:: What you need to do ::
Write out each line that follows exactly as it stands, without the pictures.
════════════════════
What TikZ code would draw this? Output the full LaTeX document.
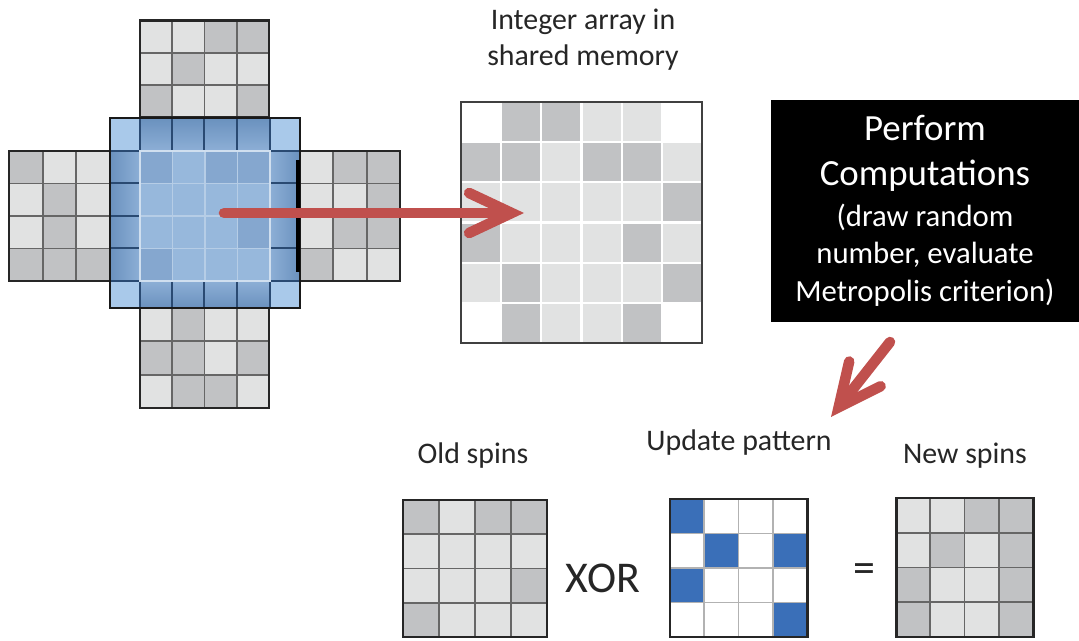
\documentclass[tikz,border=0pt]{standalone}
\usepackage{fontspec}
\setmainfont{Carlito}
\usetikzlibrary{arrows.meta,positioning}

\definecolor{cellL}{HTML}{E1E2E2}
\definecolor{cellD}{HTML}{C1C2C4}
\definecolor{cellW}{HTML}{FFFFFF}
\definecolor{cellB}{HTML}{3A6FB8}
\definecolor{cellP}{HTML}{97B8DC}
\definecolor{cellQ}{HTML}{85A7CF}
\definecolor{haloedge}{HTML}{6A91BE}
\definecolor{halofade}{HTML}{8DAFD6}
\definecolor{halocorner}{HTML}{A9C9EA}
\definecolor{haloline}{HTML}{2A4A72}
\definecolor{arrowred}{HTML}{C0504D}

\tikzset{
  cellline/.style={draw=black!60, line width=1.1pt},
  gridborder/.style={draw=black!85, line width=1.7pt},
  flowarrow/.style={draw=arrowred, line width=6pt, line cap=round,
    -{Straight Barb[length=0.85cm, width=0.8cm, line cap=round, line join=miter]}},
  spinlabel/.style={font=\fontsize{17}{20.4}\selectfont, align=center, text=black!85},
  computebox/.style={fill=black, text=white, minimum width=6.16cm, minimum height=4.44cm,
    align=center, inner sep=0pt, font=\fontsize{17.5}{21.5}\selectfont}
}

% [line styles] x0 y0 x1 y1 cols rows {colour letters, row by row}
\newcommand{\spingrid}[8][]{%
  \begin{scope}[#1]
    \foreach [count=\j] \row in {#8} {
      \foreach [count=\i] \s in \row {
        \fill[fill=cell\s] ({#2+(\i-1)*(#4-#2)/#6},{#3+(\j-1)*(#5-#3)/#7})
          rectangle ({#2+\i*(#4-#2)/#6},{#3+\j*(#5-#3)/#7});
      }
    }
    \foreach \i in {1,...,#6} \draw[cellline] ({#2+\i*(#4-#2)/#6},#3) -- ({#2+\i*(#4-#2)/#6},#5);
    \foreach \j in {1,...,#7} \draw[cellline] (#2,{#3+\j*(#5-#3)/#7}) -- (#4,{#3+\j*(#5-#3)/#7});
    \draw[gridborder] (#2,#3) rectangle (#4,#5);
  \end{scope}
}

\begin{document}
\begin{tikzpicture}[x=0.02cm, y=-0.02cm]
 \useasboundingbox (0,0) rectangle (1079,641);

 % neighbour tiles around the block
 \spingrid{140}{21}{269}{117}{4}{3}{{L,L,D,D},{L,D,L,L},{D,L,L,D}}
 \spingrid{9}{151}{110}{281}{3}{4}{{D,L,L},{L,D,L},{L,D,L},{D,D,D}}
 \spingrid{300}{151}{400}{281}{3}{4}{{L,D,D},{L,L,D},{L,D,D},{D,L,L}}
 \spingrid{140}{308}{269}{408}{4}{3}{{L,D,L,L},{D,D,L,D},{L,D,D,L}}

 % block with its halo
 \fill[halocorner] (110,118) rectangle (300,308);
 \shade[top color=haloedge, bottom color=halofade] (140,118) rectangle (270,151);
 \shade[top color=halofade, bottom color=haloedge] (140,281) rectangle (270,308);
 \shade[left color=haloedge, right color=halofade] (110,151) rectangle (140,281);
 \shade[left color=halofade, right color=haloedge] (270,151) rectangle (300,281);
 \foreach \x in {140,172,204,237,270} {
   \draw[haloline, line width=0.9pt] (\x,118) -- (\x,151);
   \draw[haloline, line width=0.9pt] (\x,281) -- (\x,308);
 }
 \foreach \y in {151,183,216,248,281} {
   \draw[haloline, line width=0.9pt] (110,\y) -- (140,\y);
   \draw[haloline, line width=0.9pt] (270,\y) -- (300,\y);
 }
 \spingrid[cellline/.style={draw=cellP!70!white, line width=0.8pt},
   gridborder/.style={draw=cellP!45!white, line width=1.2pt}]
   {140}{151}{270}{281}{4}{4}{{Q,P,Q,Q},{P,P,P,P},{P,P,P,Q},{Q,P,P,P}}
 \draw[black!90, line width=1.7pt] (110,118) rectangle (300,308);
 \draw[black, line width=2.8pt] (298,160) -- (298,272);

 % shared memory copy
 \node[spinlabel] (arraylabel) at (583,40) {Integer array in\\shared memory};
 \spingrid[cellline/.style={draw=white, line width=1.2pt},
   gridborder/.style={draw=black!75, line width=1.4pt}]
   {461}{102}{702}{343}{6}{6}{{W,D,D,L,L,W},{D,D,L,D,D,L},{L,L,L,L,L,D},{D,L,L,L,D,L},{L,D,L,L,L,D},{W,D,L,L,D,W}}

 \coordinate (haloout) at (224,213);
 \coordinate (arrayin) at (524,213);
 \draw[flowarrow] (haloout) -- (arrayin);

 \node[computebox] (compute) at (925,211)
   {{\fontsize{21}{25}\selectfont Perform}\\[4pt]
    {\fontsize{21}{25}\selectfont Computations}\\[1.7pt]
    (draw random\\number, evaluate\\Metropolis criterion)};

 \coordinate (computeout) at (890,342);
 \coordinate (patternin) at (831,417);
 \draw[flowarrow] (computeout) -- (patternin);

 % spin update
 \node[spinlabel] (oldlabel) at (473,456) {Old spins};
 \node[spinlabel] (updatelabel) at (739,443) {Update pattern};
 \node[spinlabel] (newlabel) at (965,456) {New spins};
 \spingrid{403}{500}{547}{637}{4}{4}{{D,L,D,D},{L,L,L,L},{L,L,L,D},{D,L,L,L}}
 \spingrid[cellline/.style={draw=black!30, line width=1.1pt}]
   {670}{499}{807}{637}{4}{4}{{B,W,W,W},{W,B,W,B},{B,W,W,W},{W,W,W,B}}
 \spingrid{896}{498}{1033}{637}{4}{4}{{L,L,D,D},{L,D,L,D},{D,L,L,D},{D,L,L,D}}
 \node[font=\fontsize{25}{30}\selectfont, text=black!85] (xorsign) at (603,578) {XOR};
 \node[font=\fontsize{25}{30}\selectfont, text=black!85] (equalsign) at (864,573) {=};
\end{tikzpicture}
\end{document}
════════════════════
:: Right answer ::
What TikZ code would draw this? Output the full LaTeX document.
\documentclass[tikz,border=0pt]{standalone}
\usepackage{fontspec}
\setmainfont{Carlito}
\usetikzlibrary{arrows.meta,positioning}

\definecolor{cellL}{HTML}{E1E2E2}
\definecolor{cellD}{HTML}{C1C2C4}
\definecolor{cellW}{HTML}{FFFFFF}
\definecolor{cellB}{HTML}{3A6FB8}
\definecolor{cellP}{HTML}{97B8DC}
\definecolor{cellQ}{HTML}{85A7CF}
\definecolor{haloedge}{HTML}{6A91BE}
\definecolor{halofade}{HTML}{8DAFD6}
\definecolor{halocorner}{HTML}{A9C9EA}
\definecolor{haloline}{HTML}{2A4A72}
\definecolor{arrowred}{HTML}{C0504D}

\tikzset{
  cellline/.style={draw=black!60, line width=1.1pt},
  gridborder/.style={draw=black!85, line width=1.7pt},
  flowarrow/.style={draw=arrowred, line width=6pt, line cap=round,
    -{Straight Barb[length=0.85cm, width=0.8cm, line cap=round, line join=miter]}},
  spinlabel/.style={font=\fontsize{17}{20.4}\selectfont, align=center, text=black!85},
  computebox/.style={fill=black, text=white, minimum width=6.16cm, minimum height=4.44cm,
    align=center, inner sep=0pt, font=\fontsize{17.5}{21.5}\selectfont}
}

% [line styles] x0 y0 x1 y1 cols rows {colour letters, row by row}
\newcommand{\spingrid}[8][]{%
  \begin{scope}[#1]
    \foreach [count=\j] \row in {#8} {
      \foreach [count=\i] \s in \row {
        \fill[fill=cell\s] ({#2+(\i-1)*(#4-#2)/#6},{#3+(\j-1)*(#5-#3)/#7})
          rectangle ({#2+\i*(#4-#2)/#6},{#3+\j*(#5-#3)/#7});
      }
    }
    \foreach \i in {1,...,#6} \draw[cellline] ({#2+\i*(#4-#2)/#6},#3) -- ({#2+\i*(#4-#2)/#6},#5);
    \foreach \j in {1,...,#7} \draw[cellline] (#2,{#3+\j*(#5-#3)/#7}) -- (#4,{#3+\j*(#5-#3)/#7});
    \draw[gridborder] (#2,#3) rectangle (#4,#5);
  \end{scope}
}

\begin{document}
\begin{tikzpicture}[x=0.02cm, y=-0.02cm]
 \useasboundingbox (0,0) rectangle (1079,641);

 % neighbour tiles around the block
 \spingrid{140}{21}{269}{117}{4}{3}{{L,L,D,D},{L,D,L,L},{D,L,L,D}}
 \spingrid{9}{151}{110}{281}{3}{4}{{D,L,L},{L,D,L},{L,D,L},{D,D,D}}
 \spingrid{300}{151}{400}{281}{3}{4}{{L,D,D},{L,L,D},{L,D,D},{D,L,L}}
 \spingrid{140}{308}{269}{408}{4}{3}{{L,D,L,L},{D,D,L,D},{L,D,D,L}}

 % block with its halo
 \fill[halocorner] (110,118) rectangle (300,308);
 \shade[top color=haloedge, bottom color=halofade] (140,118) rectangle (270,151);
 \shade[top color=halofade, bottom color=haloedge] (140,281) rectangle (270,308);
 \shade[left color=haloedge, right color=halofade] (110,151) rectangle (140,281);
 \shade[left color=halofade, right color=haloedge] (270,151) rectangle (300,281);
 \foreach \x in {140,172,204,237,270} {
   \draw[haloline, line width=0.9pt] (\x,118) -- (\x,151);
   \draw[haloline, line width=0.9pt] (\x,281) -- (\x,308);
 }
 \foreach \y in {151,183,216,248,281} {
   \draw[haloline, line width=0.9pt] (110,\y) -- (140,\y);
   \draw[haloline, line width=0.9pt] (270,\y) -- (300,\y);
 }
 \spingrid[cellline/.style={draw=cellP!70!white, line width=0.8pt},
   gridborder/.style={draw=cellP!45!white, line width=1.2pt}]
   {140}{151}{270}{281}{4}{4}{{Q,P,Q,Q},{P,P,P,P},{P,P,P,Q},{Q,P,P,P}}
 \draw[black!90, line width=1.7pt] (110,118) rectangle (300,308);
 \draw[black, line width=2.8pt] (298,160) -- (298,272);

 % shared memory copy
 \node[spinlabel] (arraylabel) at (583,40) {Integer array in\\shared memory};
 \spingrid[cellline/.style={draw=white, line width=1.2pt},
   gridborder/.style={draw=black!75, line width=1.4pt}]
   {461}{102}{702}{343}{6}{6}{{W,D,D,L,L,W},{D,D,L,D,D,L},{L,L,L,L,L,D},{D,L,L,L,D,L},{L,D,L,L,L,D},{W,D,L,L,D,W}}

 \coordinate (haloout) at (224,213);
 \coordinate (arrayin) at (524,213);
 \draw[flowarrow] (haloout) -- (arrayin);

 \node[computebox] (compute) at (925,211)
   {{\fontsize{21}{25}\selectfont Perform}\\[4pt]
    {\fontsize{21}{25}\selectfont Computations}\\[1.7pt]
    (draw random\\number, evaluate\\Metropolis criterion)};

 \coordinate (computeout) at (890,342);
 \coordinate (patternin) at (831,417);
 \draw[flowarrow] (computeout) -- (patternin);

 % spin update
 \node[spinlabel] (oldlabel) at (473,456) {Old spins};
 \node[spinlabel] (updatelabel) at (739,443) {Update pattern};
 \node[spinlabel] (newlabel) at (965,456) {New spins};
 \spingrid{403}{500}{547}{637}{4}{4}{{D,L,D,D},{L,L,L,L},{L,L,L,D},{D,L,L,L}}
 \spingrid[cellline/.style={draw=black!30, line width=1.1pt}]
   {670}{499}{807}{637}{4}{4}{{B,W,W,W},{W,B,W,B},{B,W,W,W},{W,W,W,B}}
 \spingrid{896}{498}{1033}{637}{4}{4}{{L,L,D,D},{L,D,L,D},{D,L,L,D},{D,L,L,D}}
 \node[font=\fontsize{25}{30}\selectfont, text=black!85] (xorsign) at (603,578) {XOR};
 \node[font=\fontsize{25}{30}\selectfont, text=black!85] (equalsign) at (864,573) {=};
\end{tikzpicture}
\end{document}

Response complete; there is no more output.